## Start SUPPLIED INFORMATION

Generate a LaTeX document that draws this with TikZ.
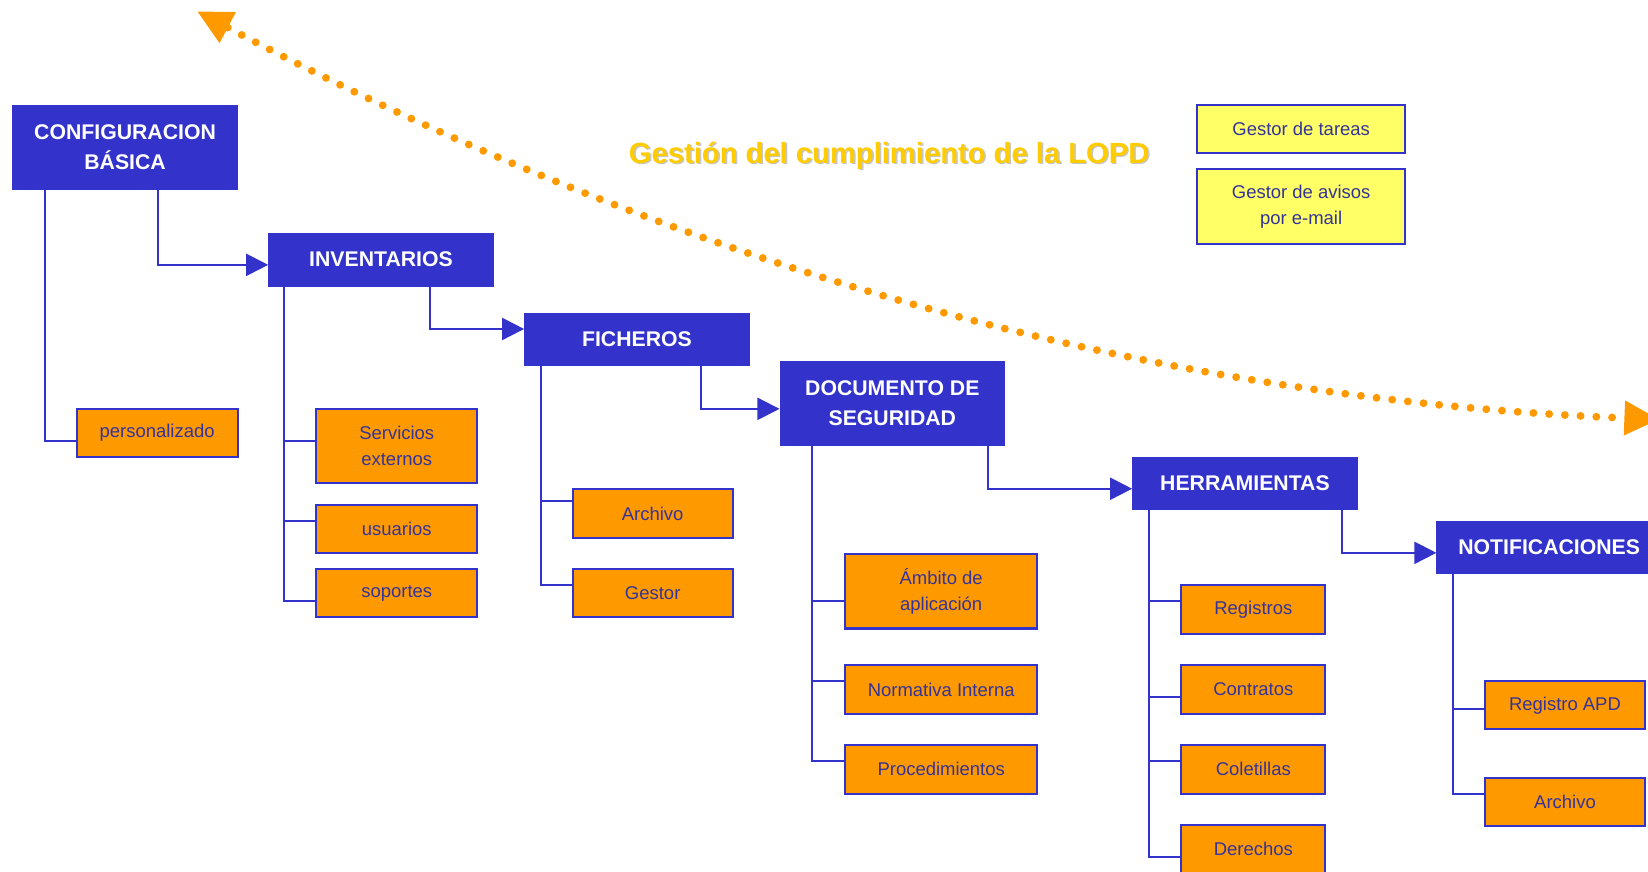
\documentclass[tikz,border=0pt]{standalone}
\usepackage{fontspec}
\setmainfont{Liberation Sans}
\usetikzlibrary{arrows.meta}
\definecolor{azul}{HTML}{3333CC}
\definecolor{azuloscuro}{HTML}{333399}
\definecolor{naranja}{HTML}{FF9900}
\definecolor{amarillo}{HTML}{FFFF66}
\definecolor{oro}{HTML}{FFCC00}

\begin{document}
\begin{tikzpicture}[x=0.02cm,y=-0.02cm]
    \tikzstyle{stage}=[fill=azul,draw=azul,text=white,font=\fontsize{11.5}{15.9}\selectfont\bfseries,align=center,minimum width=4.28cm,minimum height=1cm,inner sep=0pt]
    \tikzstyle{leaf}=[fill=naranja,draw=azul,line width=1.1pt,text=azuloscuro,font=\fontsize{10}{14.2}\selectfont,align=center,minimum height=0.92cm,inner sep=0pt]
    \tikzstyle{note}=[leaf,fill=amarillo,minimum width=3.96cm]
    \tikzstyle{branch}=[draw=azul,line width=1.1pt]
    \tikzstyle{next}=[branch,-{Triangle[length=0.42cm,width=0.42cm]}]
    \tikzstyle{flow}=[draw=naranja,line width=0.15cm,line cap=round,dash pattern=on 0pt off 0.3cm]

    \useasboundingbox (0,0) rectangle (1568,829);
    \clip (0,0) rectangle (1568,829);

    \node[stage,minimum height=1.6cm] at (119,140) (cfg) {CONFIGURACION\\BÁSICA};
    \node[stage] at (362.5,247) (inv) {INVENTARIOS};
    \node[stage] at (606,323) (fich) {FICHEROS};
    \node[stage,minimum height=1.6cm] at (849,383.5) (doc) {DOCUMENTO DE\\SEGURIDAD};
    \node[stage] at (1184.5,460) (herr) {HERRAMIENTAS};
    \node[stage] at (1474,521) (notif) {NOTIFICACIONES};

    \node[leaf,minimum width=3.06cm] at (149.5,412) (pers) {personalizado};

    \node[leaf,minimum width=3.06cm,minimum height=1.42cm] at (377.5,424.5) (serv) {Servicios\\externos};
    \node[leaf,minimum width=3.06cm] at (377.5,503.5) (usu) {usuarios};
    \node[leaf,minimum width=3.06cm] at (377.5,564.5) (sop) {soportes};

    \node[leaf,minimum width=3.04cm] at (621,488.5) (farch) {Archivo};
    \node[leaf,minimum width=3.04cm] at (621,564.5) (gest) {Gestor};

    \node[leaf,minimum width=3.66cm,minimum height=1.42cm] at (895.5,562.5) (amb) {Ámbito de\\aplicación};
    \node[leaf,minimum width=3.66cm] at (895.5,656) (norm) {Normativa Interna};
    \node[leaf,minimum width=3.66cm] at (895.5,732) (proc) {Procedimientos};

    \node[leaf,minimum width=2.74cm] at (1192.5,580) (reg) {Registros};
    \node[leaf,minimum width=2.74cm] at (1192.5,656) (cont) {Contratos};
    \node[leaf,minimum width=2.74cm] at (1192.5,732) (colet) {Coletillas};
    \node[leaf,minimum width=2.74cm] at (1192.5,808) (derech) {Derechos};

    \node[leaf,minimum width=3.04cm] at (1489,671) (rapd) {Registro APD};
    \node[leaf,minimum width=3.04cm] at (1489,763) (narch) {Archivo};

    \node[note] at (1238,123) (tareas) {Gestor de tareas};
    \node[note,minimum height=1.42cm] at (1238,196.5) (avisos) {Gestor de avisos\\por e-mail};

    \node[text=gray!45,font=\fontsize{15.8}{19}\selectfont\bfseries] at (847.5,149.5) (sombra) {Gestión del cumplimiento de la LOPD};
    \node[text=oro,font=\fontsize{15.8}{19}\selectfont\bfseries] at (846,148) (titulo) {Gestión del cumplimiento de la LOPD};

    \draw[branch] ([xshift=0.62cm]cfg.south west) |- ([yshift=-0.16cm]pers.west);
    \draw[next] ([xshift=-1.52cm]cfg.south east) |- ([yshift=-0.1cm]inv.west);

    \draw[branch] ([xshift=0.3cm]inv.south west) |- ([yshift=0.09cm]serv.west);
    \draw[branch] ([xshift=0.3cm]inv.south west) |- ([yshift=0.15cm]usu.west);
    \draw[branch] ([xshift=0.3cm]inv.south west) |- ([yshift=-0.15cm]sop.west);
    \draw[next] ([xshift=-1.22cm]inv.south east) |- ([yshift=0.2cm]fich.west);

    \draw[branch] ([xshift=0.32cm]fich.south west) |- ([yshift=0.23cm]farch.west);
    \draw[branch] ([xshift=0.32cm]fich.south west) |- ([yshift=0.15cm]gest.west);
    \draw[next] ([xshift=-0.92cm]fich.south east) |- ([yshift=-0.11cm]doc.west);

    \draw[branch] ([xshift=0.62cm]doc.south west) |- ([yshift=-0.19cm]amb.west);
    \draw[branch] ([xshift=0.62cm]doc.south west) |- ([yshift=0.16cm]norm.west);
    \draw[branch] ([xshift=0.62cm]doc.south west) |- ([yshift=0.16cm]proc.west);
    \draw[next] ([xshift=-0.32cm]doc.south east) |- ([yshift=-0.1cm]herr.west);

    \draw[branch] ([xshift=0.32cm]herr.south west) |- ([yshift=0.16cm]reg.west);
    \draw[branch] ([xshift=0.32cm]herr.south west) |- ([yshift=-0.14cm]cont.west);
    \draw[branch] ([xshift=0.32cm]herr.south west) |- ([yshift=0.16cm]colet.west);
    \draw[branch] ([xshift=0.32cm]herr.south west) |- ([yshift=-0.14cm]derech.west);
    \draw[next] ([xshift=-0.3cm]herr.south east) |- ([yshift=-0.1cm]notif.west);

    \draw[branch] ([xshift=0.32cm]notif.south west) |- ([yshift=-0.08cm]rapd.west);
    \draw[branch] ([xshift=0.32cm]notif.south west) |- ([yshift=0.16cm]narch.west);

    % flecha punteada
    \coordinate (flowstart) at (188,11);
    \coordinate (flowend) at (1578,399);
    \draw[flow,{Triangle[length=0.65cm,width=0.67cm,line width=0pt]}-{Triangle[length=0.65cm,width=0.67cm,line width=0pt]}] (flowstart) .. controls (629.5,245.5) and (1078,379) .. (flowend);
\end{tikzpicture}
\end{document}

## End SUPPLIED INFORMATION

# STATED GOAL:
Write out the lines from the start of the material to the line with "width=3.66cm] at (895.5,732)", inclusive and exactly. Skip the pictures.

# ANSWER BELOW:
Generate a LaTeX document that draws this with TikZ.
\documentclass[tikz,border=0pt]{standalone}
\usepackage{fontspec}
\setmainfont{Liberation Sans}
\usetikzlibrary{arrows.meta}
\definecolor{azul}{HTML}{3333CC}
\definecolor{azuloscuro}{HTML}{333399}
\definecolor{naranja}{HTML}{FF9900}
\definecolor{amarillo}{HTML}{FFFF66}
\definecolor{oro}{HTML}{FFCC00}

\begin{document}
\begin{tikzpicture}[x=0.02cm,y=-0.02cm]
    \tikzstyle{stage}=[fill=azul,draw=azul,text=white,font=\fontsize{11.5}{15.9}\selectfont\bfseries,align=center,minimum width=4.28cm,minimum height=1cm,inner sep=0pt]
    \tikzstyle{leaf}=[fill=naranja,draw=azul,line width=1.1pt,text=azuloscuro,font=\fontsize{10}{14.2}\selectfont,align=center,minimum height=0.92cm,inner sep=0pt]
    \tikzstyle{note}=[leaf,fill=amarillo,minimum width=3.96cm]
    \tikzstyle{branch}=[draw=azul,line width=1.1pt]
    \tikzstyle{next}=[branch,-{Triangle[length=0.42cm,width=0.42cm]}]
    \tikzstyle{flow}=[draw=naranja,line width=0.15cm,line cap=round,dash pattern=on 0pt off 0.3cm]

    \useasboundingbox (0,0) rectangle (1568,829);
    \clip (0,0) rectangle (1568,829);

    \node[stage,minimum height=1.6cm] at (119,140) (cfg) {CONFIGURACION\\BÁSICA};
    \node[stage] at (362.5,247) (inv) {INVENTARIOS};
    \node[stage] at (606,323) (fich) {FICHEROS};
    \node[stage,minimum height=1.6cm] at (849,383.5) (doc) {DOCUMENTO DE\\SEGURIDAD};
    \node[stage] at (1184.5,460) (herr) {HERRAMIENTAS};
    \node[stage] at (1474,521) (notif) {NOTIFICACIONES};

    \node[leaf,minimum width=3.06cm] at (149.5,412) (pers) {personalizado};

    \node[leaf,minimum width=3.06cm,minimum height=1.42cm] at (377.5,424.5) (serv) {Servicios\\externos};
    \node[leaf,minimum width=3.06cm] at (377.5,503.5) (usu) {usuarios};
    \node[leaf,minimum width=3.06cm] at (377.5,564.5) (sop) {soportes};

    \node[leaf,minimum width=3.04cm] at (621,488.5) (farch) {Archivo};
    \node[leaf,minimum width=3.04cm] at (621,564.5) (gest) {Gestor};

    \node[leaf,minimum width=3.66cm,minimum height=1.42cm] at (895.5,562.5) (amb) {Ámbito de\\aplicación};
    \node[leaf,minimum width=3.66cm] at (895.5,656) (norm) {Normativa Interna};
    \node[leaf,minimum width=3.66cm] at (895.5,732) (proc) {Procedimientos};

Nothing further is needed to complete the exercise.